### Stated problem
Copy out all the lines exactly. Omit pictures.

Collected data:
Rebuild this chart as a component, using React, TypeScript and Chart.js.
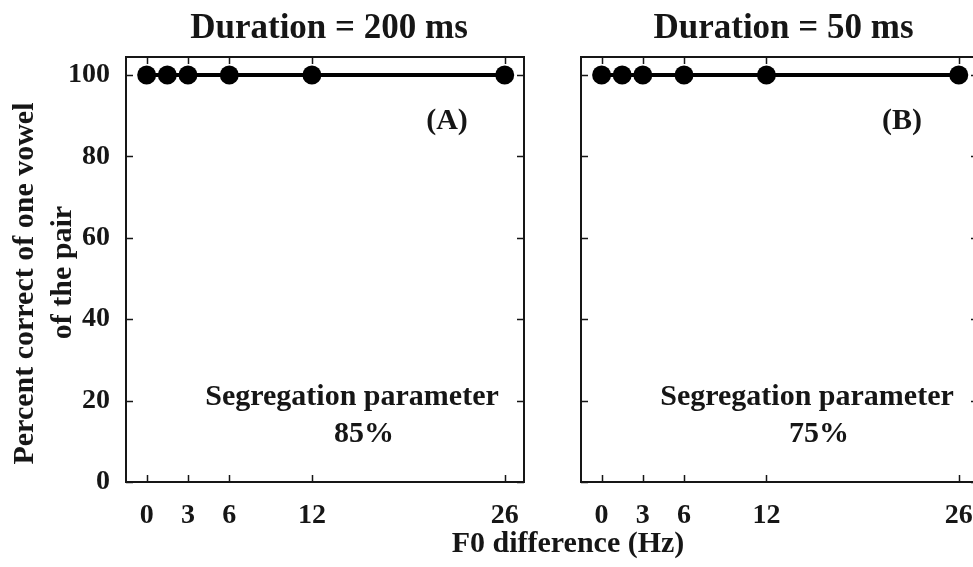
import React, { useEffect, useRef } from "react";
import { Chart, registerables } from "chart.js";
Chart.register(...registerables);

// ---- data ----
const f0Diff = [0, 1.5, 3, 6, 12, 26];
const correct200 = [100, 100, 100, 100, 100, 100];
const correct50 = [100, 100, 100, 100, 100, 100];
const xTickValues = [0, 3, 6, 12, 26];
const yTickValues = [0, 20, 40, 60, 80, 100];
const panelTitles = ["Duration = 200 ms", "Duration = 50 ms"];
const panelLabels = ["(A)", "(B)"];
const segLabel = "Segregation parameter";
const segValues = ["85%", "75%"];
const yTitleLines = ["Percent correct of one vowel", "of the pair"];
const xTitle = "F0 difference (Hz)";

const FONT = '"Liberation Serif", "Times New Roman", serif';
const INK = "#161616";

function makeDeco(idx: number, showYTitle: boolean) {
  return {
    id: "panelDeco" + idx,
    beforeDatasetsDraw(chart: any) {
      const { ctx, chartArea: a, scales } = chart;
      const xs = scales.x;
      const ys = scales.y;
      ctx.save();
      ctx.strokeStyle = INK;
      ctx.lineWidth = 2;
      ctx.strokeRect(a.left, a.top, a.right - a.left, a.bottom - a.top);
      ctx.lineWidth = 1.5;
      const tl = 7;
      ctx.beginPath();
      xTickValues.forEach((v) => {
        const px = Math.round(xs.getPixelForValue(v)) + 0.5;
        ctx.moveTo(px, a.bottom);
        ctx.lineTo(px, a.bottom - tl);
        ctx.moveTo(px, a.top);
        ctx.lineTo(px, a.top + tl);
      });
      yTickValues.forEach((v) => {
        const py = Math.round(ys.getPixelForValue(v)) + 0.5;
        ctx.moveTo(a.left, py);
        ctx.lineTo(a.left + tl, py);
        ctx.moveTo(a.right, py);
        ctx.lineTo(a.right - tl, py);
      });
      ctx.stroke();
      ctx.restore();
    },
    afterDraw(chart: any) {
      const { ctx, chartArea: a } = chart;
      const cx = (a.left + a.right) / 2;
      ctx.save();
      ctx.fillStyle = INK;
      ctx.textAlign = "center";
      ctx.textBaseline = "alphabetic";
      ctx.font = `bold 35px ${FONT}`;
      ctx.fillText(panelTitles[idx], cx + 4, a.top - 19);
      ctx.font = `bold 30px ${FONT}`;
      ctx.textBaseline = "middle";
      ctx.fillText(panelLabels[idx], a.left + 321, a.top + 64);
      ctx.textBaseline = "alphabetic";
      ctx.fillText(segLabel, a.left + 226, a.top + 348);
      ctx.fillText(segValues[idx], a.left + 238, a.top + 385);
      if (showYTitle) {
        const cy = (a.top + a.bottom) / 2;
        ctx.textBaseline = "middle";
        ctx.save();
        ctx.translate(25, cy + 14);
        ctx.rotate(-Math.PI / 2);
        ctx.fillText(yTitleLines[0], 0, 0);
        ctx.restore();
        ctx.save();
        ctx.translate(63, cy + 3);
        ctx.rotate(-Math.PI / 2);
        ctx.fillText(yTitleLines[1], 0, 0);
        ctx.restore();
      }
      ctx.restore();
    },
  };
}

function buildConfig(idx: number, values: number[], showY: boolean): any {
  return {
    type: "line",
    data: {
      datasets: [
        {
          data: f0Diff.map((x, i) => ({ x, y: values[i] })),
          borderColor: "#000",
          borderWidth: 4,
          pointRadius: 9.5,
          pointBackgroundColor: "#000",
          pointBorderWidth: 0,
          pointBorderColor: "#000",
          tension: 0,
          fill: false,
        },
      ],
    },
    options: {
      responsive: false,
      animation: false,
      devicePixelRatio: 1,
      layout: {
        padding: { top: 57, right: showY ? 21 : 27, left: 0, bottom: 0 },
      },
      plugins: {
        legend: { display: false },
        tooltip: { enabled: false },
        title: { display: false },
      },
      scales: {
        x: {
          type: "linear",
          min: -1.5,
          max: 27.4,
          grid: { display: false, drawTicks: false },
          border: { display: false },
          ticks: {
            font: { family: FONT, size: 28, weight: "bold" },
            color: INK,
            padding: 17,
            maxRotation: 0,
            autoSkip: false,
          },
          afterBuildTicks: (s: any) => {
            s.ticks = xTickValues.map((v) => ({ value: v }));
          },
          afterFit: (s: any) => {
            s.height = 85;
          },
        },
        y: {
          type: "linear",
          display: true,
          min: 0,
          max: 104.4,
          grid: { display: false, drawTicks: false },
          border: { display: false },
          ticks: {
            display: showY,
            font: { family: FONT, size: 28, weight: "bold" },
            color: INK,
            padding: 16,
            autoSkip: false,
          },
          afterBuildTicks: (s: any) => {
            s.ticks = yTickValues.map((v) => ({ value: v }));
          },
          afterFit: (s: any) => {
            s.width = showY ? 126 : 36;
          },
        },
      },
    },
    plugins: [makeDeco(idx, showY)],
  };
}

export default function App() {
  const leftRef = useRef<HTMLCanvasElement | null>(null);
  const rightRef = useRef<HTMLCanvasElement | null>(null);

  useEffect(() => {
    const c1 = new Chart(leftRef.current as any, buildConfig(0, correct200, true));
    const c2 = new Chart(rightRef.current as any, buildConfig(1, correct50, false));
    return () => {
      c1.destroy();
      c2.destroy();
    };
  }, []);

  return (
    <div
      style={{
        position: "fixed",
        left: 0,
        top: 0,
        width: 973,
        height: 567,
        overflow: "hidden",
        background: "#fff",
      }}
    >
      <canvas
        ref={leftRef}
        width={545}
        height={567}
        style={{ position: "absolute", left: 0, top: 0, width: 545, height: 567 }}
      />
      <canvas
        ref={rightRef}
        width={460}
        height={567}
        style={{ position: "absolute", left: 545, top: 0, width: 460, height: 567 }}
      />
      <div
        style={{
          position: "absolute",
          left: 568,
          top: 542,
          transform: "translate(-50%, -50%)",
          whiteSpace: "nowrap",
          font: `bold 30px ${FONT}`,
          color: INK,
          lineHeight: 1,
        }}
      >
        {xTitle}
      </div>
    </div>
  );
}
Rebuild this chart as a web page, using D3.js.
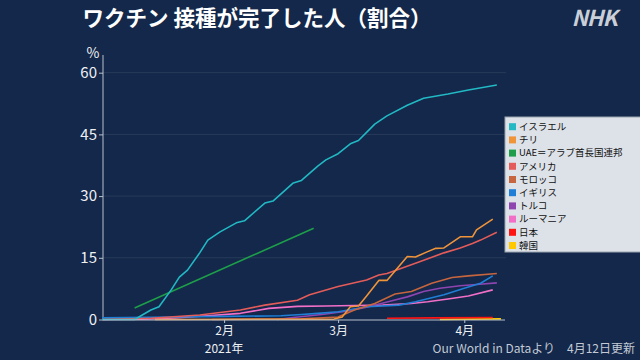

### Reply
Rebuild this chart as a component, using React, TypeScript and Chart.js.
import React, { useEffect, useRef } from "react";
import { Chart, registerables } from "chart.js";
Chart.register(...registerables);

// ---- data ----
const f0Diff = [0, 1.5, 3, 6, 12, 26];
const correct200 = [100, 100, 100, 100, 100, 100];
const correct50 = [100, 100, 100, 100, 100, 100];
const xTickValues = [0, 3, 6, 12, 26];
const yTickValues = [0, 20, 40, 60, 80, 100];
const panelTitles = ["Duration = 200 ms", "Duration = 50 ms"];
const panelLabels = ["(A)", "(B)"];
const segLabel = "Segregation parameter";
const segValues = ["85%", "75%"];
const yTitleLines = ["Percent correct of one vowel", "of the pair"];
const xTitle = "F0 difference (Hz)";

const FONT = '"Liberation Serif", "Times New Roman", serif';
const INK = "#161616";

function makeDeco(idx: number, showYTitle: boolean) {
  return {
    id: "panelDeco" + idx,
    beforeDatasetsDraw(chart: any) {
      const { ctx, chartArea: a, scales } = chart;
      const xs = scales.x;
      const ys = scales.y;
      ctx.save();
      ctx.strokeStyle = INK;
      ctx.lineWidth = 2;
      ctx.strokeRect(a.left, a.top, a.right - a.left, a.bottom - a.top);
      ctx.lineWidth = 1.5;
      const tl = 7;
      ctx.beginPath();
      xTickValues.forEach((v) => {
        const px = Math.round(xs.getPixelForValue(v)) + 0.5;
        ctx.moveTo(px, a.bottom);
        ctx.lineTo(px, a.bottom - tl);
        ctx.moveTo(px, a.top);
        ctx.lineTo(px, a.top + tl);
      });
      yTickValues.forEach((v) => {
        const py = Math.round(ys.getPixelForValue(v)) + 0.5;
        ctx.moveTo(a.left, py);
        ctx.lineTo(a.left + tl, py);
        ctx.moveTo(a.right, py);
        ctx.lineTo(a.right - tl, py);
      });
      ctx.stroke();
      ctx.restore();
    },
    afterDraw(chart: any) {
      const { ctx, chartArea: a } = chart;
      const cx = (a.left + a.right) / 2;
      ctx.save();
      ctx.fillStyle = INK;
      ctx.textAlign = "center";
      ctx.textBaseline = "alphabetic";
      ctx.font = `bold 35px ${FONT}`;
      ctx.fillText(panelTitles[idx], cx + 4, a.top - 19);
      ctx.font = `bold 30px ${FONT}`;
      ctx.textBaseline = "middle";
      ctx.fillText(panelLabels[idx], a.left + 321, a.top + 64);
      ctx.textBaseline = "alphabetic";
      ctx.fillText(segLabel, a.left + 226, a.top + 348);
      ctx.fillText(segValues[idx], a.left + 238, a.top + 385);
      if (showYTitle) {
        const cy = (a.top + a.bottom) / 2;
        ctx.textBaseline = "middle";
        ctx.save();
        ctx.translate(25, cy + 14);
        ctx.rotate(-Math.PI / 2);
        ctx.fillText(yTitleLines[0], 0, 0);
        ctx.restore();
        ctx.save();
        ctx.translate(63, cy + 3);
        ctx.rotate(-Math.PI / 2);
        ctx.fillText(yTitleLines[1], 0, 0);
        ctx.restore();
      }
      ctx.restore();
    },
  };
}

function buildConfig(idx: number, values: number[], showY: boolean): any {
  return {
    type: "line",
    data: {
      datasets: [
        {
          data: f0Diff.map((x, i) => ({ x, y: values[i] })),
          borderColor: "#000",
          borderWidth: 4,
          pointRadius: 9.5,
          pointBackgroundColor: "#000",
          pointBorderWidth: 0,
          pointBorderColor: "#000",
          tension: 0,
          fill: false,
        },
      ],
    },
    options: {
      responsive: false,
      animation: false,
      devicePixelRatio: 1,
      layout: {
        padding: { top: 57, right: showY ? 21 : 27, left: 0, bottom: 0 },
      },
      plugins: {
        legend: { display: false },
        tooltip: { enabled: false },
        title: { display: false },
      },
      scales: {
        x: {
          type: "linear",
          min: -1.5,
          max: 27.4,
          grid: { display: false, drawTicks: false },
          border: { display: false },
          ticks: {
            font: { family: FONT, size: 28, weight: "bold" },
            color: INK,
            padding: 17,
            maxRotation: 0,
            autoSkip: false,
          },
          afterBuildTicks: (s: any) => {
            s.ticks = xTickValues.map((v) => ({ value: v }));
          },
          afterFit: (s: any) => {
            s.height = 85;
          },
        },
        y: {
          type: "linear",
          display: true,
          min: 0,
          max: 104.4,
          grid: { display: false, drawTicks: false },
          border: { display: false },
          ticks: {
            display: showY,
            font: { family: FONT, size: 28, weight: "bold" },
            color: INK,
            padding: 16,
            autoSkip: false,
          },
          afterBuildTicks: (s: any) => {
            s.ticks = yTickValues.map((v) => ({ value: v }));
          },
          afterFit: (s: any) => {
            s.width = showY ? 126 : 36;
          },
        },
      },
    },
    plugins: [makeDeco(idx, showY)],
  };
}

export default function App() {
  const leftRef = useRef<HTMLCanvasElement | null>(null);
  const rightRef = useRef<HTMLCanvasElement | null>(null);

  useEffect(() => {
    const c1 = new Chart(leftRef.current as any, buildConfig(0, correct200, true));
    const c2 = new Chart(rightRef.current as any, buildConfig(1, correct50, false));
    return () => {
      c1.destroy();
      c2.destroy();
    };
  }, []);

  return (
    <div
      style={{
        position: "fixed",
        left: 0,
        top: 0,
        width: 973,
        height: 567,
        overflow: "hidden",
        background: "#fff",
      }}
    >
      <canvas
        ref={leftRef}
        width={545}
        height={567}
        style={{ position: "absolute", left: 0, top: 0, width: 545, height: 567 }}
      />
      <canvas
        ref={rightRef}
        width={460}
        height={567}
        style={{ position: "absolute", left: 545, top: 0, width: 460, height: 567 }}
      />
      <div
        style={{
          position: "absolute",
          left: 568,
          top: 542,
          transform: "translate(-50%, -50%)",
          whiteSpace: "nowrap",
          font: `bold 30px ${FONT}`,
          color: INK,
          lineHeight: 1,
        }}
      >
        {xTitle}
      </div>
    </div>
  );
}
Rebuild this chart as a web page, using D3.js.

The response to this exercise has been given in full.